Curbside cuts and inlets can redirect stormwater from streets into green spaces or tree pits. As a DIY intervention, this can involve removing a section of the curb or cutting an inlet into the curbstone⁷². Curbside cuts have also been noted by⁴⁵ as a low-cost stormwater intervention. When properly designed—especially with depressed surfaces—these inlets can be cost-effective for stormwater management and improving water quality runoff^72,73. Their performance depends on factors such as inlet size, slope, drainage area, and street design. Depressed and longer inlets generally capture more runoff^72,73. The effectiveness also depends on where the water is directed. Inlets connected to blue-green infrastructure, such as street trees with engineered pits, can retain 5–90% of annual rainfall, depending on system size, soil properties, rainfall characteristics, and tree evapotranspiration, according to a recent review⁶². These systems also enhance tree health and cooling, though they may face risks such as salt exposure or waterlogging⁶². While engineered systems are most effective for retention, vegetation alone tends to contribute more to water quality improvement than to stormwater volume reduction⁶⁰. It is important to note that the cited studies are based on professionally planned and engineered systems. Therefore, the impact of DIY interventions—without proper soil drainage, substrate capacity, or surface depression—is expected to be significantly smaller.

Water sprinklers or misters can be implemented as low-tech and temporary cooling solutions—for example, using garden sprinklers or misting nozzles connected to fire hydrants or public taps. We have not found references about its usage as a DIY intervention in the literature. For improving OTC, sprinklers have proven to be highly effective. They can significantly reduce Tmrt by lowering long-wave radiation from heated surfaces, and also decrease UTCI and PET by up to 9-15 K as summarised in a review¹¹. The effectiveness of these measures strongly depends on surrounding meteorological conditions and the amount and distribution of water droplets¹¹ and are expected to be smaller for DIY sprinklers. In contrast, water features such as ponds or fountains have a limited impact on OTC as observed in a case-study⁷⁴. Their contribution to UHI reduction and air temperature reduction is generally minor and considered moderate⁷⁴. These measures, however, must be carefully evaluated in terms of freshwater availability and consumption. If non-potable or polluted water is used, potential health risks may arise.

Artificial shading includes parasols, sun sails, and other shading equipment in public spaces. During sunny conditions, reducing solar radiation is the most effective solution for lowering thermal discomfort. Shading can therefore be highly effective in reducing OTC stressors—particularly Tmrt and PET during daytime hours^3,75. The impact of shading on UHI reduction, though, is less clear. While shading can reduce air temperature during the day^13,75, it has also been found to increase surface temperatures at night due to reduced longwave radiative cooling⁷⁵. In addition, potential adverse effects on ventilation and airflow, which are crucial for cooling, must be considered⁷⁵. To avoid heat buildup under artificial shading, sun sails and canopies should be mounted high, not directly above pedestrians¹³. Compared to tree shade, artificial shading typically results in lower temperature reduction, since evapotranspirative cooling is absent¹³.

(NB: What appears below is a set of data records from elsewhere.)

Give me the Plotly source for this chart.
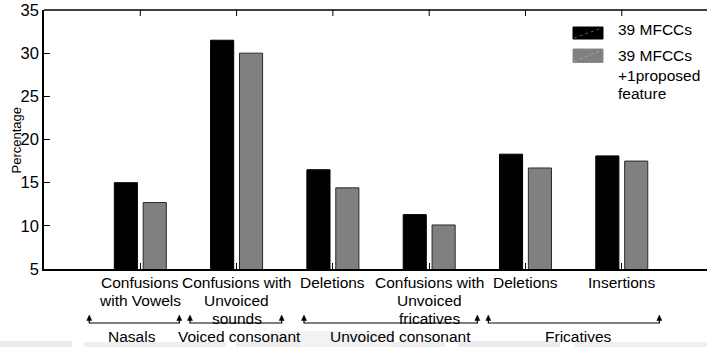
import plotly.graph_objects as go

# ---- data -------------------------------------------------------------
category_lines = [
    ["Confusions", "with Vowels"],
    ["Confusions with", "Unvoiced", "sounds"],
    ["Deletions"],
    ["Confusions with", "Unvoiced", "fricatives"],
    ["Deletions"],
    ["Insertions"],
]
series_names = ["39 MFCCs", "39 MFCCs +1proposed feature"]
mfcc39 = [15.0, 31.5, 16.5, 11.3, 18.3, 18.1]
mfcc39_proposed = [12.7, 30.0, 14.4, 10.1, 16.7, 17.5]
y_ticks = [5, 10, 15, 20, 25, 30, 35]
group_names = ["Nasals", "Voiced consonant", "Unvoiced consonant", "Fricatives"]

# ---- layout constants ---------------------------------------------------
W, H = 707, 347
ML, MR, MT, MB = 44, 0, 10, 78
PW, PH = W - ML - MR, H - MT - MB
X_RANGE = [0, 6.885]
FONT = "Liberation Sans, Arial, Helvetica, sans-serif"
FS = 15.5
BAR_W = 0.24
BLACK, GREY = "#000000", "#808080"

# bracket spans and label centres in category units
group_spans = [(0.47, 1.405), (1.516, 2.468), (2.70, 4.50), (4.614, 6.39)]
group_label_x = [0.914, 2.03, 3.70, 5.55]


def py(p):
    """pixel row -> paper y"""
    return (H - MB - p) / PH


def px(p):
    """pixel column -> paper x"""
    return (p - ML) / PW


def ux(n):
    """pixel width -> x units"""
    return n * (X_RANGE[1] - X_RANGE[0]) / PW


xpos = list(range(1, len(mfcc39) + 1))

fig = go.Figure()
fig.add_trace(go.Bar(
    x=xpos, y=mfcc39, name=series_names[0], width=BAR_W, offset=-0.27,
    marker=dict(color=BLACK, line=dict(color="#000000", width=1)),
))
fig.add_trace(go.Bar(
    x=xpos, y=mfcc39_proposed, name=series_names[1], width=BAR_W, offset=0.03,
    marker=dict(color=GREY, line=dict(color="#2a2a2a", width=1)),
))

shapes = []
annotations = []

# faint scanner haze along the bottom edge
haze = [(0, 72, 341, "#ececec"), (84, 226, 342, "#eeeeee"), (270, 393, 331, "#f2f2f2"),
        (236, 300, 342, "#ededed"), (393, 445, 342, "#eeeeee"), (458, 560, 341, "#ececec"),
        (575, 707, 342, "#efefef")]
for x0, x1, y0, c in haze:
    shapes.append(dict(type="rect", xref="paper", yref="paper", layer="below",
                       x0=px(x0), x1=px(x1), y0=py(347), y1=py(y0),
                       fillcolor=c, line=dict(width=0)))

# top frame line and top ticks
shapes.append(dict(type="line", xref="paper", yref="paper", x0=0, x1=1, y0=1, y1=1,
                   line=dict(color="black", width=1.5)))
for x in xpos:
    shapes.append(dict(type="line", xref="x", yref="paper", x0=x, x1=x,
                       y0=1, y1=1 - 6 / PH, line=dict(color="black", width=1)))

# category labels under the axis
line_rows = [282, 300, 318]
for x, lines in zip(xpos, category_lines):
    for row, txt in zip(line_rows, lines):
        annotations.append(dict(x=x, y=py(row), xref="x", yref="paper", text=txt,
                                showarrow=False, xanchor="center", yanchor="middle",
                                font=dict(family=FONT, size=FS, color="black")))

# group brackets with upward arrows
BR_Y, STUB_Y, TIP_Y = 323, 320, 315
for (a, b), name, lx in zip(group_spans, group_names, group_label_x):
    shapes.append(dict(type="path", xref="x", yref="paper",
                       path=f"M{a},{py(STUB_Y)} L{a},{py(BR_Y)} L{b},{py(BR_Y)} L{b},{py(STUB_Y)}",
                       line=dict(color="black", width=1.2)))
    for e in (a, b):
        shapes.append(dict(type="path", xref="x", yref="paper",
                           path=f"M{e - ux(2.5)},{py(STUB_Y + 0.5)} L{e},{py(TIP_Y)} L{e + ux(2.5)},{py(STUB_Y + 0.5)} Z",
                           fillcolor="black", line=dict(color="black", width=0.5)))
    annotations.append(dict(x=lx, y=py(336), xref="x", yref="paper", text=name,
                            showarrow=False, xanchor="center", yanchor="middle",
                            font=dict(family=FONT, size=FS, color="black")))

# legend block
legend_items = [
    (BLACK, "#000000", "#9a9a9a", 27, 39, [series_names[0]], [30]),
    (GREY, "#8a8a8a", "#bdbdbd", 49, 62.5, ["39 MFCCs", "+1proposed", "feature"], [56, 75, 93.5]),
]
for fill, edge, diag, top, bot, lines, rows in legend_items:
    shapes.append(dict(type="rect", xref="paper", yref="paper",
                       x0=px(573), x1=px(603), y0=py(bot), y1=py(top),
                       fillcolor=fill, line=dict(color=edge, width=1)))
    shapes.append(dict(type="line", xref="paper", yref="paper",
                       x0=px(574), x1=px(602), y0=py(bot - 1), y1=py(top + 1),
                       line=dict(color=diag, width=0.6, dash="dot")))
    for txt, row in zip(lines, rows):
        annotations.append(dict(x=px(616), y=py(row), xref="paper", yref="paper", text=txt,
                                showarrow=False, xanchor="left", yanchor="middle",
                                font=dict(family=FONT, size=FS, color="black")))

# y-axis title
annotations.append(dict(x=px(15.5), y=py(140), xref="paper", yref="paper", text="Percentage",
                        showarrow=False, textangle=-90, xanchor="center", yanchor="middle",
                        font=dict(family=FONT, size=13, color="black")))

fig.update_layout(
    width=W, height=H,
    margin=dict(l=ML, r=MR, t=MT, b=MB, pad=0),
    paper_bgcolor="white", plot_bgcolor="white",
    barmode="overlay", showlegend=False,
    shapes=shapes, annotations=annotations,
    font=dict(family=FONT, size=FS, color="black"),
)
fig.update_xaxes(
    range=X_RANGE, tickvals=xpos, showticklabels=False,
    ticks="inside", ticklen=6, tickwidth=1, tickcolor="black",
    showline=True, linecolor="black", linewidth=1.5,
    showgrid=False, zeroline=False, fixedrange=True,
)
fig.update_yaxes(
    range=[5, 35], tickvals=y_ticks,
    ticks="inside", ticklen=6, tickwidth=1, tickcolor="black",
    tickfont=dict(family=FONT, size=16.5, color="black"),
    showline=True, linecolor="black", linewidth=1.5,
    showgrid=False, zeroline=False, fixedrange=True,
)

fig.write_html("out.html", config={"displayModeBar": False})
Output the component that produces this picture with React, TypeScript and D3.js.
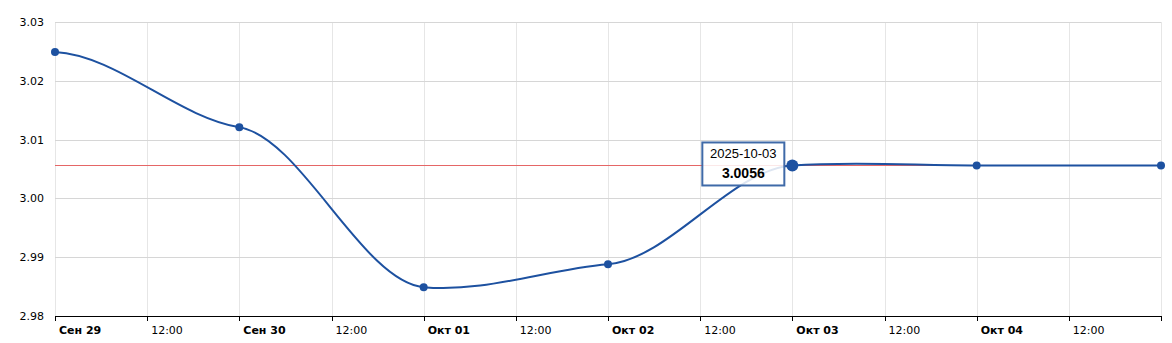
import React, { useEffect, useRef } from "react";
import * as d3 from "d3";

const dates = ["2025-09-29", "2025-09-30", "2025-10-01", "2025-10-02", "2025-10-03", "2025-10-04", "2025-10-05"];
const values = [3.0249, 3.0121, 2.9849, 2.9888, 3.0056, 3.0056, 3.0056];
const yTicks = [2.98, 2.99, 3.0, 3.01, 3.02, 3.03];
const dayLabels = ["Сен 29", "Сен 30", "Окт 01", "Окт 02", "Окт 03", "Окт 04"];
const halfLabel = "12:00";
const tooltipDate = "2025-10-03";
const tooltipValue = "3.0056";
const highlightIndex = 4;
const refValue = 3.0056;

const W = 1172, H = 343;
const M = { left: 55, right: 11, top: 22, bottom: 27 };
const FONT = "'DejaVu Sans', Verdana, sans-serif";
const TIP_FONT = "'Liberation Sans', Arial, sans-serif";
const BLUE = "#1d51a0";

// smooth Hermite spline with damped tangents
function splinePath(pts: [number, number][], k: number): string {
  const n = pts.length;
  const m: number[] = pts.map((p, i) => {
    if (i === 0) return (k * 0.5 * (pts[1][1] - p[1])) / (pts[1][0] - p[0]);
    if (i === n - 1) return (k * 0.5 * (p[1] - pts[i - 1][1])) / (p[0] - pts[i - 1][0]);
    return (k * (pts[i + 1][1] - pts[i - 1][1])) / (pts[i + 1][0] - pts[i - 1][0]);
  });
  const path = d3.path();
  path.moveTo(pts[0][0], pts[0][1]);
  for (let i = 0; i < n - 1; i++) {
    const [x0, y0] = pts[i];
    const [x1, y1] = pts[i + 1];
    const h = (x1 - x0) / 3;
    path.bezierCurveTo(x0 + h, y0 + m[i] * h, x1 - h, y1 - m[i + 1] * h, x1, y1);
  }
  return path.toString();
}

export default function App() {
  const ref = useRef<SVGSVGElement>(null);
  useEffect(() => {
    const svg = d3.select(ref.current);
    svg.selectAll("*").remove();
    const parse = d3.utcParse("%Y-%m-%d");
    const ds = dates.map((d) => parse(d) as Date);
    const x = d3.scaleUtc().domain([ds[0], ds[ds.length - 1]]).range([M.left, W - M.right]);
    const y = d3.scaleLinear().domain([2.98, 3.03]).range([H - M.bottom, M.top]);

    const halfTicks = d3.utcHour.every(12)!.range(ds[0], d3.utcHour.offset(ds[ds.length - 1], 1));
    svg.append("g").selectAll("line").data(halfTicks).join("line")
      .attr("x1", (d) => Math.round(x(d)) + 0.5).attr("x2", (d) => Math.round(x(d)) + 0.5)
      .attr("y1", M.top).attr("y2", H - M.bottom)
      .attr("stroke", "#e6e6e6").attr("stroke-width", 1);

    svg.append("g").selectAll("line").data(yTicks).join("line")
      .attr("x1", M.left).attr("x2", W - M.right)
      .attr("y1", (d) => Math.round(y(d)) + 0.5).attr("y2", (d) => Math.round(y(d)) + 0.5)
      .attr("stroke", "#d6d6d6").attr("stroke-width", 1);

    svg.append("g").selectAll("text").data(yTicks).join("text")
      .attr("x", 44).attr("y", (d) => y(d) + 4)
      .attr("text-anchor", "end").attr("font-family", FONT).attr("font-size", 11).attr("fill", "#000")
      .text((d) => d3.format(".2f")(d));

    svg.append("line").attr("x1", M.left).attr("x2", W - M.right)
      .attr("y1", H - M.bottom + 0.5).attr("y2", H - M.bottom + 0.5)
      .attr("stroke", "#000").attr("stroke-width", 1);
    svg.append("g").selectAll("line").data(halfTicks).join("line")
      .attr("x1", (d) => Math.round(x(d)) + 0.5).attr("x2", (d) => Math.round(x(d)) + 0.5)
      .attr("y1", H - M.bottom).attr("y2", H - M.bottom + 5)
      .attr("stroke", "#000").attr("stroke-width", 1);
    svg.append("g").selectAll("text").data(halfTicks.slice(0, halfTicks.length - 1)).join("text")
      .attr("x", (d) => x(d) + 4).attr("y", H - M.bottom + 18)
      .attr("font-family", FONT).attr("font-size", 11)
      .attr("font-weight", (d, i) => (i % 2 === 0 ? "bold" : "normal"))
      .attr("fill", "#000")
      .text((d, i) => (i % 2 === 0 ? dayLabels[i / 2] : halfLabel));

    svg.append("line").attr("x1", M.left).attr("x2", W - M.right)
      .attr("y1", Math.round(y(refValue)) + 0.5).attr("y2", Math.round(y(refValue)) + 0.5)
      .attr("stroke", "#e56666").attr("stroke-width", 1);

    const pts: [number, number][] = ds.map((d, i) => [x(d), y(values[i])]);
    svg.append("path").attr("d", splinePath(pts, 0.25)).attr("fill", "none")
      .attr("stroke", BLUE).attr("stroke-width", 2);

    svg.append("g").selectAll("circle").data(pts).join("circle")
      .attr("cx", (d) => d[0]).attr("cy", (d) => d[1])
      .attr("r", (d, i) => (i === highlightIndex ? 6 : 4))
      .attr("fill", BLUE);

    const [hx, hy] = pts[highlightIndex];
    const bw = 82, bh = 43;
    const bx = hx - 90, by = hy - 23;
    const tg = svg.append("g");
    tg.append("rect").attr("x", bx).attr("y", by).attr("width", bw).attr("height", bh)
      .attr("fill", "rgba(255,255,255,0.85)").attr("stroke", "#3f6aa8").attr("stroke-width", 2);
    tg.append("text").attr("x", bx + bw / 2).attr("y", by + 16).attr("text-anchor", "middle")
      .attr("font-family", TIP_FONT).attr("font-size", 13).attr("fill", "#000").text(tooltipDate);
    tg.append("text").attr("x", bx + bw / 2).attr("y", by + 36).attr("text-anchor", "middle")
      .attr("font-family", TIP_FONT).attr("font-size", 14).attr("font-weight", "bold").attr("fill", "#000").text(tooltipValue);
  }, []);
  return (
    <svg ref={ref} width={W} height={H} style={{ position: "absolute", left: 0, top: 0, background: "#fff" }} />
  );
}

Street painting is defined as the use of paint on streets and public surfaces to reclaim, redesign, or signal alternative uses of urban space. In the context of this research, white and reflective coatings are relevant in order to increase albedo and thus reduce surface heating. So far, we have not found any case studies within DIY urbanism that have used street painting for this purpose. In planned adaptation, reflective coatings are particularly common on roof areas and are widely implemented and discussed as an adaptation measure¹². Reflective surfaces are highly effective in reducing UHI effects when applied at a larger scale, as reviewed by Lai et al.². When applied only to a small area of pavement, the reduction in air temperature was found to be just 0.3 K in the study by Black-Ingersoll et al.¹¹. For improving daytime OTC, reflective surfaces can produce trade-offs. Since higher amounts of reflected solar radiation can also increase thermal stress and PET, this may counteract some of the intended benefits, as summarised by Lai et al.². No effects are expected regarding stormwater retention.

The review of studies on the potential effectiveness of DIY interventions reveals that moderate to high effects can be achieved in the immediate surroundings for some interventions. It is important to note that the selected studies often involve engineered systems, which are likely to outperform DIY implementations. As such, the expected impacts of DIY urbanism interventions—which typically lack formal infrastructure, professional design, or long-term maintenance—should be interpreted as approximations. The effects are highly localised and often limited to the site of application. The example measures of DIY urbanism indicate that interventions typically green only a few square metres of public space. In San Francisco, almost 0.2 ha, of previously sealed surfaces have been greened by parklets to date⁴⁰. In contrast, the usual sizes of these interventions could be estimated to be a few square metres^27,34,45. While improvements in OTC, UHI reduction, and stormwater management can sometimes be achieved at the micro-γ scale, the impact on a broader neighbourhood or city level seems negligible, if the implementation takes place at just a few individual sites. Moreover, the respective climate zones have not been considered and the maximum reductions and effectiveness with an optimised design were considered. This preliminary assessment, does not replace experimental or modelling-based studies that should be conducted in the future.

Moreover, it is important to consider possible risks when implementing such an intervention. This consideration is crucial in the context of DIY urbanism, which, due to its project-oriented and often informal structure³⁷, may lack strategic coherence. To counter this, we suggest that DIY urbanism focus on no- or low-regret adaptation measures. Particularly, misting systems and reflective surfaces must be carefully designed to avoid trade-offs. By contrast, other measures, such as greening and shading, can often be considered “no-regret measures”, which can be implemented without risk of adverse climatic side effects. Moreover, it is important to note that green infrastructure, as a nature-based solution, can provide additional ecosystem services beyond the scope of this article, such as psychological benefits and stress reduction^6,7.